Sunday, May 27, 2012

330 Charlotte

I love you 330 Charlotte, I want to come see you when it tickles my fancy. Being away from you is okay, I guess, but I'd rather just be free. Maybe you'll stick around, but I want what's best. Even if it means you get abandoned these next two years. Those blinds in your window will always remind me of the many times I peaked through to say hello.

I feel bad that I excitedly shoved the opportunity at Western in your face when there was more to your relocation than I presumed. I know you love me and we'll be okay, I would just prefer you doing it close by. Or maybe it's better and I'll become more independent n stuff. I don't really know, I hope you're not swayed by me.

Sunday, May 13, 2012

Smart Lad.

Nothing says I'm sorry like your physical presence.

Saturday, May 12, 2012

tick tock fuck you

I was pretty pumped after our phone conversation last night. You break the news that you're going to drop off ten more resumes before seeing if you can use the car to come see me, finally. While I'm stressed from my exams and have no one here as an object of sympathy after my grandma dies, it's great to finally have some release. Plus, you make me really happy, and I'm horny from deprivation.
I wake up three times out of anticipation, which I let you know. 
It's noon, and I convince myself it's reasonable - you might still be out there or maybe they started training you already. I tell myself this while also staring at every red car that meanders by in case you've decided to surprise me.
MY MISTAKE. I awkwardly creep your home phone number and call only to find out that you forgot. That feels great. Thanks for getting my hopes up only to find out that you couldn't even remember to send me any relevant information.
It's just me. I just love you and gushed my intestines out last night about how excited I was.
Rant over before it never ends.
Back to MizBiz

Friday, May 11, 2012

I love unfriending people.
Because people are lame.

breathe woman!

ugh studying makes me overeat like a mofo.
this is why I keep my groceries understocked.
why? because food will always feel exponentially better than studying.
but it won't get me a degree, so back to business girl

The Home Stretch

That space of time where I really figure out if I've been learning anything or just digesting information.
In one ear and out my ass.
3 days until exam day.
I need these marks ohhhh baby.

Thursday, May 10, 2012

Skype - the evil

An unsuccessful Skype session left this girl in tears after a breezy encounter with boy.

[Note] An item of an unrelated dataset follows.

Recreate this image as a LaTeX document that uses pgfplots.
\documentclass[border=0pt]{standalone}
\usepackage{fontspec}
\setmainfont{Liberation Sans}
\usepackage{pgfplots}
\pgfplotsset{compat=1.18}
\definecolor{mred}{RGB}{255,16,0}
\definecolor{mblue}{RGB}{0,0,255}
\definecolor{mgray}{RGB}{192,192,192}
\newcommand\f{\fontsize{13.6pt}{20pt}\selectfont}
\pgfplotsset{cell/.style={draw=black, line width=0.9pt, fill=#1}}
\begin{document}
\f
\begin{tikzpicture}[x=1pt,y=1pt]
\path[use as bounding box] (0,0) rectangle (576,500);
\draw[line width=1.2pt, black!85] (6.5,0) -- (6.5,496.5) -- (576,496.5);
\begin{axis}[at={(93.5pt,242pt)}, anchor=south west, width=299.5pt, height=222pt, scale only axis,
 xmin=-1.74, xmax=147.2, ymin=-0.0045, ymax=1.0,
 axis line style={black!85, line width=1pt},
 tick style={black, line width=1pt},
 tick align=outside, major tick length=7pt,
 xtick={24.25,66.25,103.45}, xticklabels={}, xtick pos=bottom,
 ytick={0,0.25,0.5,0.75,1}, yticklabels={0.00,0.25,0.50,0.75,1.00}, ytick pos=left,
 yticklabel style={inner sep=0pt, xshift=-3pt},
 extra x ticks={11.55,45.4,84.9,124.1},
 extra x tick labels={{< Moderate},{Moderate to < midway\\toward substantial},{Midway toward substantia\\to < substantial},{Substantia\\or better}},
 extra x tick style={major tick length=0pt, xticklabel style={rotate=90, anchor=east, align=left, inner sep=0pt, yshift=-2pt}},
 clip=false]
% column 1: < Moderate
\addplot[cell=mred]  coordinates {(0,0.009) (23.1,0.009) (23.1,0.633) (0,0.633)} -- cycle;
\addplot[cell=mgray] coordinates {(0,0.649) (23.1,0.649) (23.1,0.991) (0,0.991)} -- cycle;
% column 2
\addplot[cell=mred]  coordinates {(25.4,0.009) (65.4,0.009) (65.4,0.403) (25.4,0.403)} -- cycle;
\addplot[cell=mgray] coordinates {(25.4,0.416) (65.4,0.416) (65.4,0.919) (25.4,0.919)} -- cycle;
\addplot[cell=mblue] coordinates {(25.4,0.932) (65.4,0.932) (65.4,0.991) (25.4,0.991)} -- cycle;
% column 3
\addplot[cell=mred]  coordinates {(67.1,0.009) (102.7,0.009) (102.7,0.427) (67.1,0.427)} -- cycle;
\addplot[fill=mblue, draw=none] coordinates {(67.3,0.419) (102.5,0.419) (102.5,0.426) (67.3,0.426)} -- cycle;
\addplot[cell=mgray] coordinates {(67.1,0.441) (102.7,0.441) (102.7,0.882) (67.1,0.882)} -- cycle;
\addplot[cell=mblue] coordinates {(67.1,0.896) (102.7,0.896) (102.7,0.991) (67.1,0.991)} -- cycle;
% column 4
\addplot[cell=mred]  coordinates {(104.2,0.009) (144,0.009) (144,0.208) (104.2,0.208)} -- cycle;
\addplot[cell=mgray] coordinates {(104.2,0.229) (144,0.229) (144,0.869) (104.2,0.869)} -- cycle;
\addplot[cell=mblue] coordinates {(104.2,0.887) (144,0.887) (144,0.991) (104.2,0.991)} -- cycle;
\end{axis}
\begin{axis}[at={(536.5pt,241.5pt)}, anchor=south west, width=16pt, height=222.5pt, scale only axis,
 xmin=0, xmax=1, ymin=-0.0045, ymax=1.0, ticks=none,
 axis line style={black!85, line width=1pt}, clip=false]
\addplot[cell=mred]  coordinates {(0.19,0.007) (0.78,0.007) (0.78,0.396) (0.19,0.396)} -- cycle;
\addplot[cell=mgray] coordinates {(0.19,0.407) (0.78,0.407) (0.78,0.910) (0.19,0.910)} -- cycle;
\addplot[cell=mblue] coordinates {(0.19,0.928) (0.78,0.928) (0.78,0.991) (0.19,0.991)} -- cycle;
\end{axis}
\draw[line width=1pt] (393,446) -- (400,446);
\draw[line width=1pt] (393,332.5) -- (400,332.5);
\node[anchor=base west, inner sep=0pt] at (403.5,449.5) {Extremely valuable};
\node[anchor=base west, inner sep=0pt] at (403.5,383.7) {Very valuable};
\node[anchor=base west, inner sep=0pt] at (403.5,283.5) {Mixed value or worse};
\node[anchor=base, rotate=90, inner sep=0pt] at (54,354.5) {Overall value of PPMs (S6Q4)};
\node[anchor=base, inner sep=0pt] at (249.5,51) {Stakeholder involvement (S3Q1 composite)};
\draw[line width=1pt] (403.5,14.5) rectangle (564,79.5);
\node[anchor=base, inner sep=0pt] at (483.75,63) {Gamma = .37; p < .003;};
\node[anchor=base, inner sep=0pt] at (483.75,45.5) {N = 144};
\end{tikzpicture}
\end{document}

The connection was false, and after continuous isolation studying, with none of my close friends nearby, seeing the one person that would help me the most in that setting was pitifully disappointing.
It also didn't help that I was given no detail into our next encounter. Normally I'm fairly chill, but these are shitty post-mortem times. There is nothing more calming than the reassurance of time and numbers.

Upon returning to the textual platform, we agreed that the medium wasn't for us.
The cold synthetic interaction did more than exacerbate the sense of longing.
Talking to a computer screen always made me uncomfortable, I've never been able to do it.
In the spotlight, it is so distant from true human interaction. You are put in a small window with a timer measuring your interaction and limited mobility. The person on the other end could be looking at anything - porn if they wanted. I get the weirdest feeling from looking at someone's eyes through a screen without seeing them.
The 'uncanny valley' might explain this as so close to a real human experience that it evokes an opposite response to the sense of connection advertised.

One would agree.


Wednesday, May 9, 2012

home

I just want to go home, kiss my friends and get drunk in someone's yard.
Drive to Havelock, pick up a delicious hangover bagel and curl up on the catch and watch movies with corgi Agnes.

comfort where are you!

Logic

You only piss me off when you're not around.


Tuesday, May 8, 2012

Babies

When they laugh: OMG MOST HEARTWARMING SOUND EVUR!:'D
When they cry: shut up baby

London Public Library

This could be the most harmonious and enjoyable place if the library invested in bouncers. Equality is nice, but your smelly, rude and obnoxious. Quiet resolute nerds only please. Guttural snoring and raving homeless men. Damn government funded public places. I <3 class systems!

Monday, May 7, 2012

:(

And here comes the sadness Oh wait, I need to study for the two finals that are crucial to my progress in my degree Fuck I need really good marks too Bad timing world I just want to curl up in a ball and bawl

to my gma!

Space cloud hollaaaa this toffee white chocolate blondie goes out to youu

Sunday, May 6, 2012

bramble

Aw man, all I want to do is make a hilarious ironic comment on this girl's pregger baby photos but that would be mean yes dont do that EVEN THOUGH IT"S HILARIOUS Called it before she reached age of consent sorry internet, I just find non-high-school-graduate pregos funny I believe in pills and vacuums, how bout you?

Saturday, May 5, 2012

nyehhhhhh, he's a stinker. and i want his stinky babies.